-- Begin Data for this exercise --

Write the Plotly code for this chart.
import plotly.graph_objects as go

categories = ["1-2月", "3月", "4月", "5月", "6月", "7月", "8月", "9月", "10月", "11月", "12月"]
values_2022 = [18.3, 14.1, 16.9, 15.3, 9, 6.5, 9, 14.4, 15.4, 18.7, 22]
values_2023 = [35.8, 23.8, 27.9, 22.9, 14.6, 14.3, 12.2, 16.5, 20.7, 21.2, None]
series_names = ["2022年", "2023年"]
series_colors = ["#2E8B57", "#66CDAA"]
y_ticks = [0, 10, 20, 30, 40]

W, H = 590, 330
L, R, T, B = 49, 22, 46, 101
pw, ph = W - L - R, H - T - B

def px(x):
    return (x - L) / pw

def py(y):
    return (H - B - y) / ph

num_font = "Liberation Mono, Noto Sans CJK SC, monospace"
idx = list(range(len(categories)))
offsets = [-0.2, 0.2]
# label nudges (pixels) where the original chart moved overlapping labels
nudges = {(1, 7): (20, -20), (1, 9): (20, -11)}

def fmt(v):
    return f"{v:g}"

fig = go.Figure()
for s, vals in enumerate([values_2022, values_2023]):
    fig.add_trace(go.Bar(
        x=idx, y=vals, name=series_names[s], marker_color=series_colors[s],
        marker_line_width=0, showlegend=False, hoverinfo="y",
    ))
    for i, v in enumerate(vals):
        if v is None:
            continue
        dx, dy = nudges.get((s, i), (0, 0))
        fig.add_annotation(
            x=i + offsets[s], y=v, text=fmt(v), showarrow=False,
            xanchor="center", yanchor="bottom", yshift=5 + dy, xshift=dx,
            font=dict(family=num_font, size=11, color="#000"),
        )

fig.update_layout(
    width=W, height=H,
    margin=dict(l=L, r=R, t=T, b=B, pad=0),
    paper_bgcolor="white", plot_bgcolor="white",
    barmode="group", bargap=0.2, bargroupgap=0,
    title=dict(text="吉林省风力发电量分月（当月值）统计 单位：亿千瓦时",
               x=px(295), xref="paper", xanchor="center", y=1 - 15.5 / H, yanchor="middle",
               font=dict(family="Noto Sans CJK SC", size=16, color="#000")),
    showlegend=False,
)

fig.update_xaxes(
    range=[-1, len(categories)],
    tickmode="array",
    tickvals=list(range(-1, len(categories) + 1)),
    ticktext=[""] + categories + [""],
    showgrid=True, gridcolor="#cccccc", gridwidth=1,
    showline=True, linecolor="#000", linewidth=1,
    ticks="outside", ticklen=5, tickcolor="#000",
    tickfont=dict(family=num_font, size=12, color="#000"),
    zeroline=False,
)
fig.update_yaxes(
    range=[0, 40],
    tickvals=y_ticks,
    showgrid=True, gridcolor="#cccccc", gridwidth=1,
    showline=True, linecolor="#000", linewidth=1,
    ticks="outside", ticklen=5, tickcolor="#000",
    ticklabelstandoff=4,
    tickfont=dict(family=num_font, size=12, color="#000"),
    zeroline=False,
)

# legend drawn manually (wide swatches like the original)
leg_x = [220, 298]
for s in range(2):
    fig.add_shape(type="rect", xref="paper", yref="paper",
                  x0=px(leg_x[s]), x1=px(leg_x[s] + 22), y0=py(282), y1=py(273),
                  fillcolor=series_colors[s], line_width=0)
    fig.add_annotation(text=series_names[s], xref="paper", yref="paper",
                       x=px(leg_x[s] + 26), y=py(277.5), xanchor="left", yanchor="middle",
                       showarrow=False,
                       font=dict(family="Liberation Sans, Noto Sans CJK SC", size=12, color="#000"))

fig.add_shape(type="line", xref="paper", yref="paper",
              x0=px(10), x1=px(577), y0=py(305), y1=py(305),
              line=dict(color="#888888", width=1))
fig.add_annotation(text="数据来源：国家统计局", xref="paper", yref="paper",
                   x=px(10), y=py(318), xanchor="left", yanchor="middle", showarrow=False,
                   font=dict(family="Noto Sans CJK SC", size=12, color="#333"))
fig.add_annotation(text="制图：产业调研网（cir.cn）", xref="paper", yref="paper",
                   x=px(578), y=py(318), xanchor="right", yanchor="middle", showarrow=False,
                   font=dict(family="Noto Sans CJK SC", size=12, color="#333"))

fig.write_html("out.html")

-- End Data for this exercise --
-- Begin Data for this exercise --

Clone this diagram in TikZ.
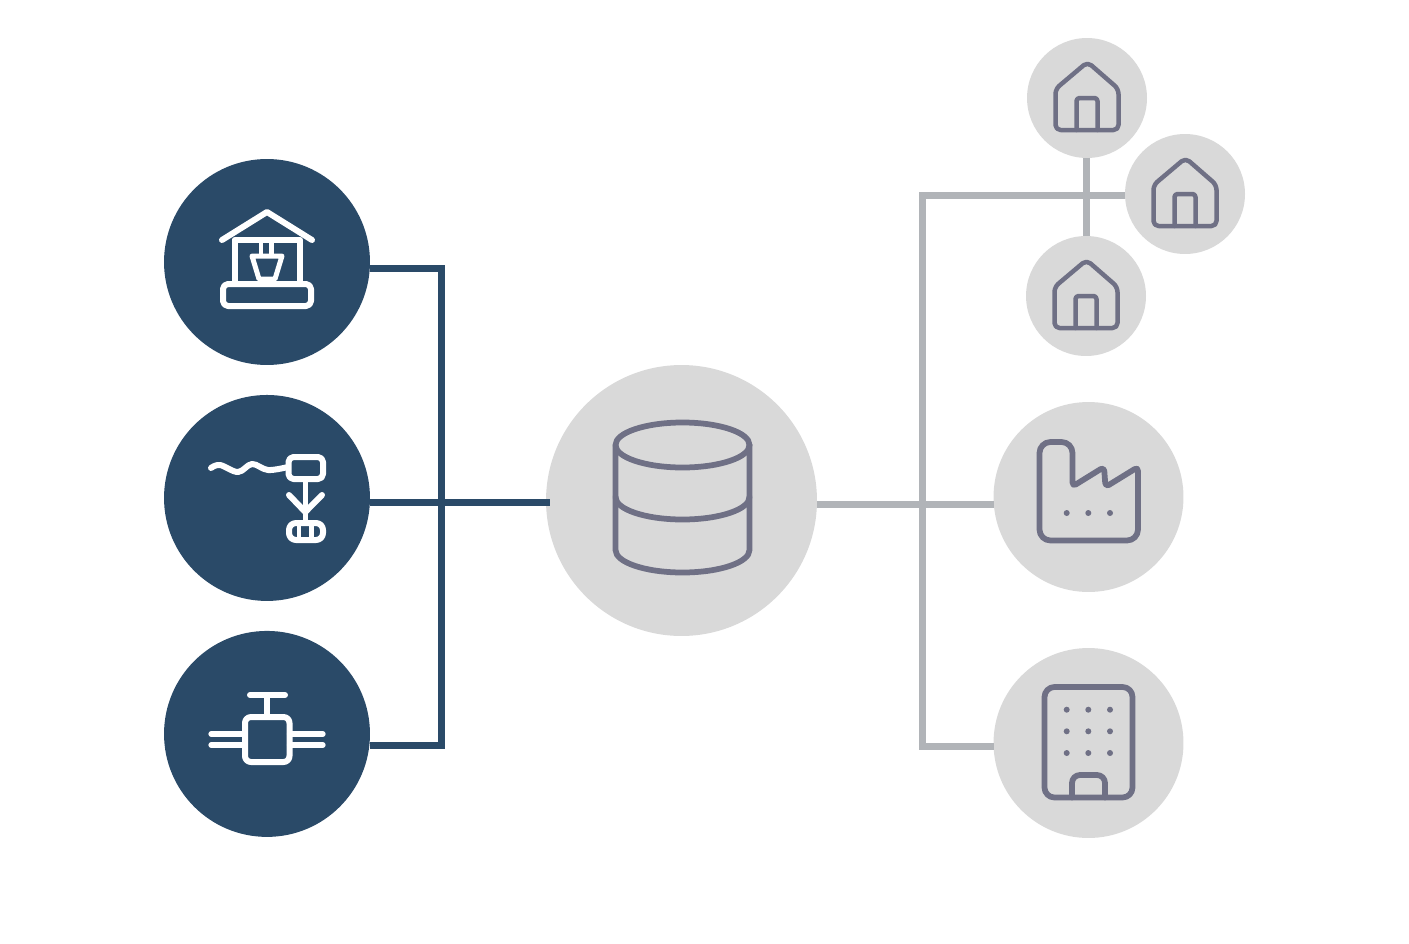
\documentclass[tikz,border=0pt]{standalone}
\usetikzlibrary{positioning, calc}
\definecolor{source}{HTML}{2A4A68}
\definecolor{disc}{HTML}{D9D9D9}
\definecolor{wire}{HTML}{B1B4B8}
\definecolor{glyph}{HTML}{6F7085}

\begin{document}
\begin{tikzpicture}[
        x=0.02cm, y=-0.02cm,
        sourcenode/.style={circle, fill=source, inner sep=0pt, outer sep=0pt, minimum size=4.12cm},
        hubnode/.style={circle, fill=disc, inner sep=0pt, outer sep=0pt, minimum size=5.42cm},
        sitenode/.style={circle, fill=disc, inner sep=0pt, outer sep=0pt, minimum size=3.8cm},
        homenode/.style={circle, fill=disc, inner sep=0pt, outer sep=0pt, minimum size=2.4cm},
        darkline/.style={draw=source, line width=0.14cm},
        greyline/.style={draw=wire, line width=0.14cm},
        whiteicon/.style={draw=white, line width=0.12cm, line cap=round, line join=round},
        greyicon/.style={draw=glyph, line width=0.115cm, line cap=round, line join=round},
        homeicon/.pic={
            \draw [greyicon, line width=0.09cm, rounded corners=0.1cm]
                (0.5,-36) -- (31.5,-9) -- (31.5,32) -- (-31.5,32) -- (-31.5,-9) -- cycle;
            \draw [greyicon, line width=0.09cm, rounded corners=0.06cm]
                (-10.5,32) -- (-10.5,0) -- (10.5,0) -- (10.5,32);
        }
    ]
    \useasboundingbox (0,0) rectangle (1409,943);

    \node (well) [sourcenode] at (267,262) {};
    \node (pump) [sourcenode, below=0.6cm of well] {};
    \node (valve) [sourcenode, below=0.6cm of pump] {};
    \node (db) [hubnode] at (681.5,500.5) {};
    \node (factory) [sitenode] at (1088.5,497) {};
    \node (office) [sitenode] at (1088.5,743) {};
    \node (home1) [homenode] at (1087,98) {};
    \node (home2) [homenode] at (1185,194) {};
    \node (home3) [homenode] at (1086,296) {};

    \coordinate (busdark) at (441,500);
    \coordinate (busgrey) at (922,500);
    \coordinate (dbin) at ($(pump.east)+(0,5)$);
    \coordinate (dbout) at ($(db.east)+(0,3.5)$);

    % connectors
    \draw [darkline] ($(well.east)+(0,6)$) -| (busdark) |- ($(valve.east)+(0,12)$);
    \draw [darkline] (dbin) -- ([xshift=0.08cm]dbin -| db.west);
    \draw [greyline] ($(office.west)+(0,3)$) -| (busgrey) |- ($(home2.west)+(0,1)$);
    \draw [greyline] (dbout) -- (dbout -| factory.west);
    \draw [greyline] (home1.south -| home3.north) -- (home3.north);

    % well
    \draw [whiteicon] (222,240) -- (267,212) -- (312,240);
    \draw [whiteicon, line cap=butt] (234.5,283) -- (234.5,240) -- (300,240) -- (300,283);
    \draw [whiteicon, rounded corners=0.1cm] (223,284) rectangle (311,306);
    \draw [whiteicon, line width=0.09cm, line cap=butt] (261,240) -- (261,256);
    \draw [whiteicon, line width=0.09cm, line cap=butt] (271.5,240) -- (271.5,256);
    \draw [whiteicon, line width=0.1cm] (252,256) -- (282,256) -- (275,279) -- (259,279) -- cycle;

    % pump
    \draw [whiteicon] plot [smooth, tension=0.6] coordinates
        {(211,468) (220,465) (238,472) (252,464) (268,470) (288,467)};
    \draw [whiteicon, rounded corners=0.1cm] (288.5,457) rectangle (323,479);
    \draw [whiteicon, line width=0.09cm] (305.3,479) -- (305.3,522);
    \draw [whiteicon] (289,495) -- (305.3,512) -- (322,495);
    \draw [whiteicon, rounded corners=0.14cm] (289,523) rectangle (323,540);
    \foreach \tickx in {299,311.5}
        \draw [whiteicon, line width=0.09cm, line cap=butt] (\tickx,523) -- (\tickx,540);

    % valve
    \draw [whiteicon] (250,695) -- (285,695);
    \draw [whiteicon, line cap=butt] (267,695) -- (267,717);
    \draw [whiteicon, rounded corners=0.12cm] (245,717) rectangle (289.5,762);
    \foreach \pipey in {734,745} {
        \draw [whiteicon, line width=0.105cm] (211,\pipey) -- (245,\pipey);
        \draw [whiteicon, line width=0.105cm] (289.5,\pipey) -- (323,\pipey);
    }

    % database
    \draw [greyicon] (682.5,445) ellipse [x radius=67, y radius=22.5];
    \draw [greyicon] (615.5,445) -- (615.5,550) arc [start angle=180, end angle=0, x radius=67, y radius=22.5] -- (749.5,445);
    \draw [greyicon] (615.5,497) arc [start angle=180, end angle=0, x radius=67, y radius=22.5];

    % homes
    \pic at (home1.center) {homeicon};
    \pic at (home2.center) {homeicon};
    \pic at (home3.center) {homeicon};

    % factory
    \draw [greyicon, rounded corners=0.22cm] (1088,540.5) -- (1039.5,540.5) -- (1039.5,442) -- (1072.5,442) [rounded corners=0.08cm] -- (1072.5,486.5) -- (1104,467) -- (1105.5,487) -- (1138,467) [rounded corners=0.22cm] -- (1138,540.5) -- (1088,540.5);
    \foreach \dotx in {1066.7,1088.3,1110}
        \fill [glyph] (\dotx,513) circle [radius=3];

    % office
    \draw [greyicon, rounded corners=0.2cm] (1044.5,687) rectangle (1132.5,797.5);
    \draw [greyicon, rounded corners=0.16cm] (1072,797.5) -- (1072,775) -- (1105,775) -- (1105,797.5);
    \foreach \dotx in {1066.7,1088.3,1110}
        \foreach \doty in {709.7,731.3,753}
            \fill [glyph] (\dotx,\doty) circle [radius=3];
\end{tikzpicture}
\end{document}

-- End Data for this exercise --
-- Begin Data for this exercise --

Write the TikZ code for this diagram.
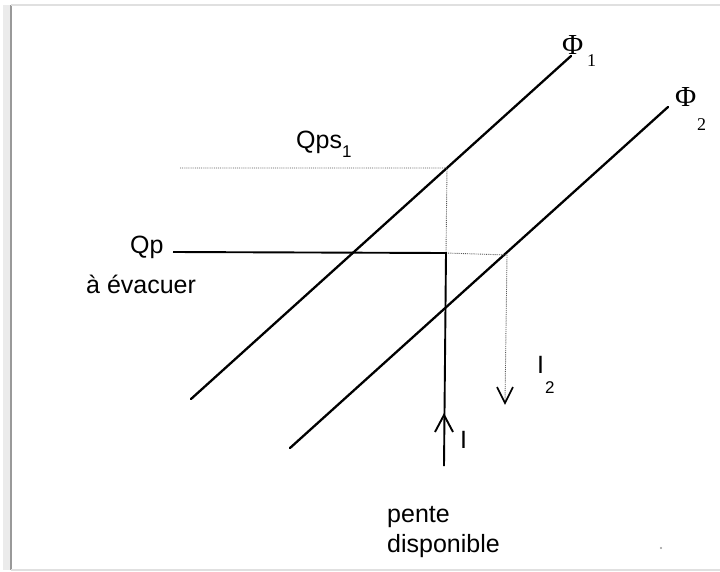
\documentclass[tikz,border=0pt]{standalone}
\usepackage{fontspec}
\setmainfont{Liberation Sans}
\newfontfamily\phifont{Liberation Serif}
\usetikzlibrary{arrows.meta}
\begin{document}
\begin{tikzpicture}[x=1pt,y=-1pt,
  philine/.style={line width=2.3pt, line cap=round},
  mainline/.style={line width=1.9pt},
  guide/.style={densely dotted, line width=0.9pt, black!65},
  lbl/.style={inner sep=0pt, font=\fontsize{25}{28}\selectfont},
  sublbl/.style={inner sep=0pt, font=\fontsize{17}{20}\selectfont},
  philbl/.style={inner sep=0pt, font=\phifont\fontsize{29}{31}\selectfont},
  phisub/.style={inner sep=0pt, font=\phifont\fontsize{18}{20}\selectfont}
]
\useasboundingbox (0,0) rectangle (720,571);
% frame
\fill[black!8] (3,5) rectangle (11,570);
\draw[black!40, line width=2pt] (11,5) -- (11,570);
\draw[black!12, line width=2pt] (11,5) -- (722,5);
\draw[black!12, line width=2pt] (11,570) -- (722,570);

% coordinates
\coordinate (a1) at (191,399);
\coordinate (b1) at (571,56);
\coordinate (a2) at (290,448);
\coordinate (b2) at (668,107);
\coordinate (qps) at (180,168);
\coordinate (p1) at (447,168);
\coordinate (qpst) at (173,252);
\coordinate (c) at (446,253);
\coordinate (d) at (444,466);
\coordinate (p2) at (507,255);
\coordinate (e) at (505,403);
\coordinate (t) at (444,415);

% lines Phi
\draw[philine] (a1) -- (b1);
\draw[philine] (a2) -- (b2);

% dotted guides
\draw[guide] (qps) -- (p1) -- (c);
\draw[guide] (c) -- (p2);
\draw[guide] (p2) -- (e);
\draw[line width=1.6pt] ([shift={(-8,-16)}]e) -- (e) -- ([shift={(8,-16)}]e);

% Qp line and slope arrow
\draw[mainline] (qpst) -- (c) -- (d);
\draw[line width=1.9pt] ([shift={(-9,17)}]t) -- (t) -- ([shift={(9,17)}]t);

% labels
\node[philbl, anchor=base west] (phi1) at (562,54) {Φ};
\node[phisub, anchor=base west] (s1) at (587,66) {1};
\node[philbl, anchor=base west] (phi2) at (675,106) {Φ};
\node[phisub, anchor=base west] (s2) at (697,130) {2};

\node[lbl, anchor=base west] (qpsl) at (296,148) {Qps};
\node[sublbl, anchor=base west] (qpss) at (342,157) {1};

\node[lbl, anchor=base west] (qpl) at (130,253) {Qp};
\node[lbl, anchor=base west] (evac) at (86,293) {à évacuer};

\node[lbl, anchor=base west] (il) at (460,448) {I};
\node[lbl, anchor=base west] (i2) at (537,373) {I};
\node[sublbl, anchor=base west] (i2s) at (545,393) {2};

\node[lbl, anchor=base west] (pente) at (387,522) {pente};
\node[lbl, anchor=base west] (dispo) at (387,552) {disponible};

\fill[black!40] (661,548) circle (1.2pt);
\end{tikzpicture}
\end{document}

-- End Data for this exercise --

Exercise: From the listing above, return each line with the word "chart".

Answer in full:
Write the Plotly code for this chart.
# label nudges (pixels) where the original chart moved overlapping labels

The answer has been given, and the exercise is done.